Two weeks ago you were In Sofia for a gig with Yuvigi. Did you enjoy the concert? How was the night?

It was really intense, like it’s every-time with Phase‘s concerts. Your country has embraced us from the very first time. The audience shared each moment with us being very receptive, and it all felt so connected. It was one of the nights that it actually works. You see you need to gain the audiences trust for them to open up and let the energy flow. I’d really like to think we are doing a goof job in being a useful tool by providing food for thought, and can be like that resourceful friend that always has these food recommendations for books and films, that people busy living a busy life don’t always have the luxury to find the time and gather for themselves. Soon enough we are launching our new website where we will be able to engage in conversations on various matters with our audience.
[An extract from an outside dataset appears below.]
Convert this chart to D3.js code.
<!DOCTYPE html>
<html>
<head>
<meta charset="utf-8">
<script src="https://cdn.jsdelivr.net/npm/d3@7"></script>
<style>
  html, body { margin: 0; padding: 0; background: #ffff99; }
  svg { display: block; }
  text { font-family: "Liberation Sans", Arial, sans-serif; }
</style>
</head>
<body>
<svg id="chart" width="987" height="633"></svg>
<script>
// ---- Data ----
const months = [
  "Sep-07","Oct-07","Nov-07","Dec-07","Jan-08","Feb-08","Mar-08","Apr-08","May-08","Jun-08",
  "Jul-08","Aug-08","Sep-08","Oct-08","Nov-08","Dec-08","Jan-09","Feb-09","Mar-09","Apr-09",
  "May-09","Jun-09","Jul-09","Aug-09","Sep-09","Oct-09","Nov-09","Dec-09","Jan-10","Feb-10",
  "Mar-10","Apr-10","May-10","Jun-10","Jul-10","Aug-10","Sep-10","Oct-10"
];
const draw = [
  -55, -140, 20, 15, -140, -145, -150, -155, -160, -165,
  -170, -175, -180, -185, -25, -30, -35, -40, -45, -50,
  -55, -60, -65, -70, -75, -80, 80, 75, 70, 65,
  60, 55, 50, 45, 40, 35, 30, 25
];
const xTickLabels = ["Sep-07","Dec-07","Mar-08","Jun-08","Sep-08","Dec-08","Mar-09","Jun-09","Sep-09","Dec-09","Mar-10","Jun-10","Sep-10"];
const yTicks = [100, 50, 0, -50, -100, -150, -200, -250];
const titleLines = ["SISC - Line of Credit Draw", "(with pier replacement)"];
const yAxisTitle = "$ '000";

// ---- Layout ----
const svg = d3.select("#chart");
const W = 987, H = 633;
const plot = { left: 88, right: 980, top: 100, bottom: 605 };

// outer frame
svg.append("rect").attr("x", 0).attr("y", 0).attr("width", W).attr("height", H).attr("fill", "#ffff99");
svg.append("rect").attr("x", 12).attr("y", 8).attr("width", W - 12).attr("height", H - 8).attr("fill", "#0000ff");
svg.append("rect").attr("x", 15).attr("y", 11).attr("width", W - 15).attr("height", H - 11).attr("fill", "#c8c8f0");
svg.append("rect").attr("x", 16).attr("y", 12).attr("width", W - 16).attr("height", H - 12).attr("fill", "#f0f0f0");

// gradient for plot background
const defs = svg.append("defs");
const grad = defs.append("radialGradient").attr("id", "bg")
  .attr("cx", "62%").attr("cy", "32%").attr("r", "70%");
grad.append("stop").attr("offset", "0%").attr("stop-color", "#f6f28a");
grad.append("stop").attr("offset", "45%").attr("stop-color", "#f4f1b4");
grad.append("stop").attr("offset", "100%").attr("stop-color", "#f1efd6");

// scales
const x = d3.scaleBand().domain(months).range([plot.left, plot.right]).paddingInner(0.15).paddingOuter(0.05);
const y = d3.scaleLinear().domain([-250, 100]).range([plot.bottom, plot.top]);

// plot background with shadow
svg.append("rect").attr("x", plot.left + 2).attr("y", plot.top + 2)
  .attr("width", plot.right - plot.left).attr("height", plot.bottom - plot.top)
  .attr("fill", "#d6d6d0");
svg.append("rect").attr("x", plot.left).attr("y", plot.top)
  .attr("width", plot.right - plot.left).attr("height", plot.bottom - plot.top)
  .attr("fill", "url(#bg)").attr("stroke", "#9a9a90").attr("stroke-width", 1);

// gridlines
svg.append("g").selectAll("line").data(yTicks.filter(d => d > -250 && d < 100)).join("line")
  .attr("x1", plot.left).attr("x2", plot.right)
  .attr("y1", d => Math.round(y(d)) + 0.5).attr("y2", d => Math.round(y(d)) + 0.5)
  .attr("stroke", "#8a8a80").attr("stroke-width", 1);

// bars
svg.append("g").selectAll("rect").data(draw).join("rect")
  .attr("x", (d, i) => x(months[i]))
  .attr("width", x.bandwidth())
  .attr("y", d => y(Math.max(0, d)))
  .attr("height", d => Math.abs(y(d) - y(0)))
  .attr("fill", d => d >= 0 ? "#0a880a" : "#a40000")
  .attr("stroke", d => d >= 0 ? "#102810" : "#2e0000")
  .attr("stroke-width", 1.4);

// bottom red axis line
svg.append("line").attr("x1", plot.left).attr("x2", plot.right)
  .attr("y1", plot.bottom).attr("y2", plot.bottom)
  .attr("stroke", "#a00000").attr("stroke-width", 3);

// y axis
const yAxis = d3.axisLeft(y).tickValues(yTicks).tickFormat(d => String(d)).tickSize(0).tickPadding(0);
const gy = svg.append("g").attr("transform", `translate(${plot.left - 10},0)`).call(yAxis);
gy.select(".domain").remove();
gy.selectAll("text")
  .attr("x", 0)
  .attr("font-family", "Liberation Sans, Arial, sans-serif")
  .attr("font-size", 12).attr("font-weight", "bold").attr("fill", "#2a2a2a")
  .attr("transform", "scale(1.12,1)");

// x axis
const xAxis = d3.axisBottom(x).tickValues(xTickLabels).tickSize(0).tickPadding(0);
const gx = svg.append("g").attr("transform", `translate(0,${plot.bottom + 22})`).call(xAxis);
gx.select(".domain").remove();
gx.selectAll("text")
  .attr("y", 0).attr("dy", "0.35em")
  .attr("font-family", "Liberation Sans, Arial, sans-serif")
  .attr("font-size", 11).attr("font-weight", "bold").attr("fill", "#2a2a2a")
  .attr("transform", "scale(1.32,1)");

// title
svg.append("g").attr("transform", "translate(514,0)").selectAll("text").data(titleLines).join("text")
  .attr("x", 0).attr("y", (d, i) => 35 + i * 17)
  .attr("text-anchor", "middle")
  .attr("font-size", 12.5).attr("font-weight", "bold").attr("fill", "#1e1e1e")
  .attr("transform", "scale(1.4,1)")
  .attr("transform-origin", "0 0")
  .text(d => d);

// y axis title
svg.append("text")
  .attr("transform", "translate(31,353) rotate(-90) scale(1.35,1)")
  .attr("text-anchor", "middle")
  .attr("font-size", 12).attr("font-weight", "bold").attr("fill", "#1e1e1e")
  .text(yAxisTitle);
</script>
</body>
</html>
Sofia‘s audience is really something and we’ve developed a special bond with them over the years. In places where people are going through hardship like Greece or Bulgaria, they just don’t find reassurance in an iPhone, designer clothes, alcohol, drugs, casual sex, and I don’t know what else to trick themselves into distracting from their predicament. They’re not full on in entertaining their misery so to speak. So they reach out for healthy outlets to express their concerns, discuss, have fun and celebrate their existence. Rock concerts are called to replace that communal feeling churches were supposed to provide without deteriorating simply to comparing clothing conventions. That’s what happened for the most of them and us in there, that night. I feel we really touched them. And in terms of feedback I’ll simply mention that it was really a great honour having parents bringing their little ones to take pictures with us and have sign posters signed  for them, we felt that we’re doing something really important.